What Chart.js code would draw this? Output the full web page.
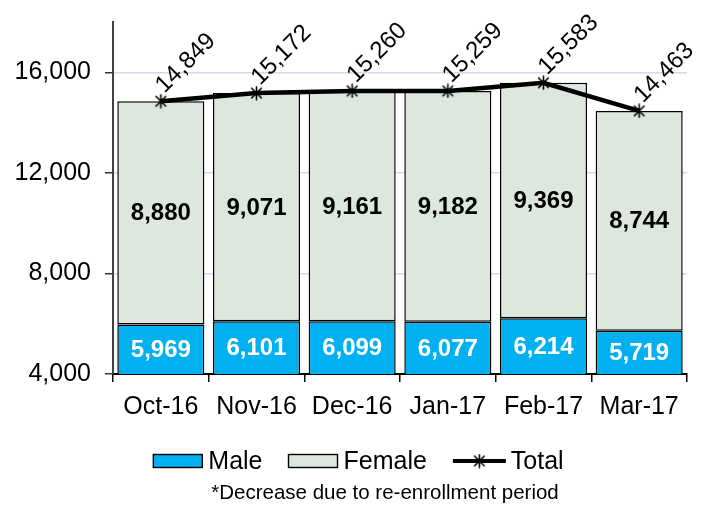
<!DOCTYPE html>
<html><head><meta charset="utf-8">
<script src="https://cdn.jsdelivr.net/npm/chart.js@4.4.1/dist/chart.umd.min.js"></script>
<style>html,body{margin:0;padding:0;background:#fff;}</style>
</head><body>
<canvas id="c" width="704" height="506" style="display:block;width:704px;height:506px"></canvas>
<script>
const categories = ['Oct-16', 'Nov-16', 'Dec-16', 'Jan-17', 'Feb-17', 'Mar-17'];
const male = [5969, 6101, 6099, 6077, 6214, 5719];
const female = [8880, 9071, 9161, 9182, 9369, 8744];
const total = [14849, 15172, 15260, 15259, 15583, 14463];
const yTicks = [4000, 8000, 12000, 16000];
const footnote = '*Decrease due to re-enrollment period';

const FONT = "'Liberation Sans', Arial, sans-serif";
Chart.defaults.font.family = FONT;
Chart.defaults.color = '#000';

const MALE_COLOR = '#00b0f0';
const FEMALE_COLOR = '#dde7de';

function makeStar(size, lw) {
  const c = document.createElement('canvas');
  c.width = size; c.height = size;
  const g = c.getContext('2d');
  g.strokeStyle = '#000'; g.lineWidth = lw; g.lineCap = 'butt';
  const m = size / 2, r = size / 2 - 0.5;
  const d = r * 0.75;
  g.beginPath();
  g.moveTo(m - d, m - d); g.lineTo(m + d, m + d);
  g.moveTo(m + d, m - d); g.lineTo(m - d, m + d);
  g.moveTo(m, m - r); g.lineTo(m, m + r);
  g.stroke();
  return c;
}
const star = makeStar(15, 1.6);
const fmt = v => v.toLocaleString('en-US');

const labelPlugin = {
  id: 'valueLabels',
  afterDatasetsDraw(chart) {
    const ctx = chart.ctx, ys = chart.scales.y, area = chart.chartArea;
    const tMeta = chart.getDatasetMeta(0), mMeta = chart.getDatasetMeta(1), fMeta = chart.getDatasetMeta(2);
    ctx.save();
    ctx.font = 'bold 24px ' + FONT;
    ctx.textAlign = 'center'; ctx.textBaseline = 'middle';
    male.forEach((v, i) => {
      const el = mMeta.data[i];
      const top = ys.getPixelForValue(v);
      const bot = Math.min(area.bottom, ys.getPixelForValue(0));
      ctx.fillStyle = '#fff';
      ctx.fillText(fmt(v), el.x, (top + bot) / 2 + 1);
    });
    female.forEach((v, i) => {
      const el = fMeta.data[i];
      const bot = ys.getPixelForValue(male[i]);
      const top = ys.getPixelForValue(male[i] + v);
      ctx.fillStyle = '#000';
      ctx.fillText(fmt(v), el.x, (top + bot) / 2 + 1);
    });
    ctx.font = '24px ' + FONT;
    total.forEach((v, i) => {
      const p = tMeta.data[i];
      ctx.save();
      ctx.translate(p.x + 25, p.y - 38);
      ctx.rotate(-Math.PI / 4);
      ctx.fillStyle = '#000';
      ctx.fillText(fmt(v), 0, 0);
      ctx.restore();
    });
    ctx.restore();
  }
};

const legendPlugin = {
  id: 'customLegend',
  afterDraw(chart) {
    const ctx = chart.ctx;
    ctx.save();
    ctx.font = '25px ' + FONT;
    ctx.textBaseline = 'middle';
    ctx.textAlign = 'left';
    const cy = 461;
    const items = [
      { label: 'Male', kind: 'box', color: MALE_COLOR },
      { label: 'Female', kind: 'box', color: FEMALE_COLOR },
      { label: 'Total', kind: 'line' }
    ];
    const boxW = 49, lineW = 53, gapIcon = 6, gapItem = 26;
    let totalW = 0;
    items.forEach((it, k) => {
      it.w = ctx.measureText(it.label).width;
      totalW += (it.kind === 'box' ? boxW : lineW) + gapIcon + it.w + (k < items.length - 1 ? gapItem : 0);
    });
    let x = 359 - totalW / 2;
    items.forEach(it => {
      if (it.kind === 'box') {
        ctx.fillStyle = it.color;
        ctx.fillRect(x, cy - 6.5, boxW, 13);
        ctx.strokeStyle = '#000'; ctx.lineWidth = 1.4;
        ctx.strokeRect(x, cy - 6.5, boxW, 13);
        x += boxW + gapIcon;
      } else {
        ctx.strokeStyle = '#000'; ctx.lineWidth = 4;
        ctx.beginPath(); ctx.moveTo(x, cy); ctx.lineTo(x + lineW, cy); ctx.stroke();
        ctx.drawImage(star, x + lineW / 2 - star.width / 2, cy - star.height / 2);
        x += lineW + gapIcon - 1;
      }
      ctx.fillStyle = '#000';
      ctx.fillText(it.label, x, cy + 1);
      x += it.w + gapItem;
    });
    ctx.font = '20.5px ' + FONT;
    ctx.textAlign = 'center';
    ctx.fillText(footnote, 385, 493);
    ctx.restore();
  }
};

new Chart(document.getElementById('c'), {
  type: 'bar',
  data: {
    labels: categories,
    datasets: [
      { type: 'line', label: 'Total', data: total, borderColor: '#000', borderWidth: 4.5, tension: 0,
        pointStyle: star, pointRadius: 7, pointHoverRadius: 7, order: 0, stack: 'total', fill: false },
      { label: 'Male', data: male, backgroundColor: MALE_COLOR, borderColor: '#000', borderWidth: 1.5,
        borderSkipped: false, stack: 'g', order: 1, barPercentage: 0.91, categoryPercentage: 1 },
      { label: 'Female', data: female, backgroundColor: FEMALE_COLOR, borderColor: '#000', borderWidth: 1.5,
        borderSkipped: false, stack: 'g', order: 1, barPercentage: 0.91, categoryPercentage: 1 }
    ]
  },
  options: {
    responsive: false, animation: false, devicePixelRatio: 1,
    layout: { padding: { left: 0, right: 17, top: 22, bottom: 88 } },
    plugins: { legend: { display: false }, tooltip: { enabled: false } },
    scales: {
      x: {
        stacked: true,
        afterFit: s => { s.height = 44; },
        grid: { offset: true, drawOnChartArea: false, tickLength: 8, tickColor: '#000', lineWidth: 1.5 },
        border: { color: '#000', width: 2 },
        ticks: { font: { size: 25 }, padding: 10, color: '#000' }
      },
      y: {
        stacked: true, min: 4000, max: 18000,
        afterBuildTicks: s => { s.ticks = yTicks.map(v => ({ value: v })); },
        afterFit: s => { s.width = 113; s.paddingTop = 0; },
        grid: { color: '#d3d8f2', tickColor: '#333', tickLength: 8, lineWidth: 1.5 },
        border: { color: '#404040', width: 2 },
        ticks: { font: { size: 25 }, padding: 14, color: '#000', callback: v => fmt(v) }
      }
    }
  },
  plugins: [labelPlugin, legendPlugin]
});
</script>
</body></html>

----------------

What is required:
Copy all the lines of data exactly as they appear, dropping any images.

Worked answer:
What Chart.js code would draw this? Output the full web page.
<!DOCTYPE html>
<html><head><meta charset="utf-8">
<script src="https://cdn.jsdelivr.net/npm/chart.js@4.4.1/dist/chart.umd.min.js"></script>
<style>html,body{margin:0;padding:0;background:#fff;}</style>
</head><body>
<canvas id="c" width="704" height="506" style="display:block;width:704px;height:506px"></canvas>
<script>
const categories = ['Oct-16', 'Nov-16', 'Dec-16', 'Jan-17', 'Feb-17', 'Mar-17'];
const male = [5969, 6101, 6099, 6077, 6214, 5719];
const female = [8880, 9071, 9161, 9182, 9369, 8744];
const total = [14849, 15172, 15260, 15259, 15583, 14463];
const yTicks = [4000, 8000, 12000, 16000];
const footnote = '*Decrease due to re-enrollment period';

const FONT = "'Liberation Sans', Arial, sans-serif";
Chart.defaults.font.family = FONT;
Chart.defaults.color = '#000';

const MALE_COLOR = '#00b0f0';
const FEMALE_COLOR = '#dde7de';

function makeStar(size, lw) {
  const c = document.createElement('canvas');
  c.width = size; c.height = size;
  const g = c.getContext('2d');
  g.strokeStyle = '#000'; g.lineWidth = lw; g.lineCap = 'butt';
  const m = size / 2, r = size / 2 - 0.5;
  const d = r * 0.75;
  g.beginPath();
  g.moveTo(m - d, m - d); g.lineTo(m + d, m + d);
  g.moveTo(m + d, m - d); g.lineTo(m - d, m + d);
  g.moveTo(m, m - r); g.lineTo(m, m + r);
  g.stroke();
  return c;
}
const star = makeStar(15, 1.6);
const fmt = v => v.toLocaleString('en-US');

const labelPlugin = {
  id: 'valueLabels',
  afterDatasetsDraw(chart) {
    const ctx = chart.ctx, ys = chart.scales.y, area = chart.chartArea;
    const tMeta = chart.getDatasetMeta(0), mMeta = chart.getDatasetMeta(1), fMeta = chart.getDatasetMeta(2);
    ctx.save();
    ctx.font = 'bold 24px ' + FONT;
    ctx.textAlign = 'center'; ctx.textBaseline = 'middle';
    male.forEach((v, i) => {
      const el = mMeta.data[i];
      const top = ys.getPixelForValue(v);
      const bot = Math.min(area.bottom, ys.getPixelForValue(0));
      ctx.fillStyle = '#fff';
      ctx.fillText(fmt(v), el.x, (top + bot) / 2 + 1);
    });
    female.forEach((v, i) => {
      const el = fMeta.data[i];
      const bot = ys.getPixelForValue(male[i]);
      const top = ys.getPixelForValue(male[i] + v);
      ctx.fillStyle = '#000';
      ctx.fillText(fmt(v), el.x, (top + bot) / 2 + 1);
    });
    ctx.font = '24px ' + FONT;
    total.forEach((v, i) => {
      const p = tMeta.data[i];
      ctx.save();
      ctx.translate(p.x + 25, p.y - 38);
      ctx.rotate(-Math.PI / 4);
      ctx.fillStyle = '#000';
      ctx.fillText(fmt(v), 0, 0);
      ctx.restore();
    });
    ctx.restore();
  }
};

const legendPlugin = {
  id: 'customLegend',
  afterDraw(chart) {
    const ctx = chart.ctx;
    ctx.save();
    ctx.font = '25px ' + FONT;
    ctx.textBaseline = 'middle';
    ctx.textAlign = 'left';
    const cy = 461;
    const items = [
      { label: 'Male', kind: 'box', color: MALE_COLOR },
      { label: 'Female', kind: 'box', color: FEMALE_COLOR },
      { label: 'Total', kind: 'line' }
    ];
    const boxW = 49, lineW = 53, gapIcon = 6, gapItem = 26;
    let totalW = 0;
    items.forEach((it, k) => {
      it.w = ctx.measureText(it.label).width;
      totalW += (it.kind === 'box' ? boxW : lineW) + gapIcon + it.w + (k < items.length - 1 ? gapItem : 0);
    });
    let x = 359 - totalW / 2;
    items.forEach(it => {
      if (it.kind === 'box') {
        ctx.fillStyle = it.color;
        ctx.fillRect(x, cy - 6.5, boxW, 13);
        ctx.strokeStyle = '#000'; ctx.lineWidth = 1.4;
        ctx.strokeRect(x, cy - 6.5, boxW, 13);
        x += boxW + gapIcon;
      } else {
        ctx.strokeStyle = '#000'; ctx.lineWidth = 4;
        ctx.beginPath(); ctx.moveTo(x, cy); ctx.lineTo(x + lineW, cy); ctx.stroke();
        ctx.drawImage(star, x + lineW / 2 - star.width / 2, cy - star.height / 2);
        x += lineW + gapIcon - 1;
      }
      ctx.fillStyle = '#000';
      ctx.fillText(it.label, x, cy + 1);
      x += it.w + gapItem;
    });
    ctx.font = '20.5px ' + FONT;
    ctx.textAlign = 'center';
    ctx.fillText(footnote, 385, 493);
    ctx.restore();
  }
};

new Chart(document.getElementById('c'), {
  type: 'bar',
  data: {
    labels: categories,
    datasets: [
      { type: 'line', label: 'Total', data: total, borderColor: '#000', borderWidth: 4.5, tension: 0,
        pointStyle: star, pointRadius: 7, pointHoverRadius: 7, order: 0, stack: 'total', fill: false },
      { label: 'Male', data: male, backgroundColor: MALE_COLOR, borderColor: '#000', borderWidth: 1.5,
        borderSkipped: false, stack: 'g', order: 1, barPercentage: 0.91, categoryPercentage: 1 },
      { label: 'Female', data: female, backgroundColor: FEMALE_COLOR, borderColor: '#000', borderWidth: 1.5,
        borderSkipped: false, stack: 'g', order: 1, barPercentage: 0.91, categoryPercentage: 1 }
    ]
  },
  options: {
    responsive: false, animation: false, devicePixelRatio: 1,
    layout: { padding: { left: 0, right: 17, top: 22, bottom: 88 } },
    plugins: { legend: { display: false }, tooltip: { enabled: false } },
    scales: {
      x: {
        stacked: true,
        afterFit: s => { s.height = 44; },
        grid: { offset: true, drawOnChartArea: false, tickLength: 8, tickColor: '#000', lineWidth: 1.5 },
        border: { color: '#000', width: 2 },
        ticks: { font: { size: 25 }, padding: 10, color: '#000' }
      },
      y: {
        stacked: true, min: 4000, max: 18000,
        afterBuildTicks: s => { s.ticks = yTicks.map(v => ({ value: v })); },
        afterFit: s => { s.width = 113; s.paddingTop = 0; },
        grid: { color: '#d3d8f2', tickColor: '#333', tickLength: 8, lineWidth: 1.5 },
        border: { color: '#404040', width: 2 },
        ticks: { font: { size: 25 }, padding: 14, color: '#000', callback: v => fmt(v) }
      }
    }
  },
  plugins: [labelPlugin, legendPlugin]
});
</script>
</body></html>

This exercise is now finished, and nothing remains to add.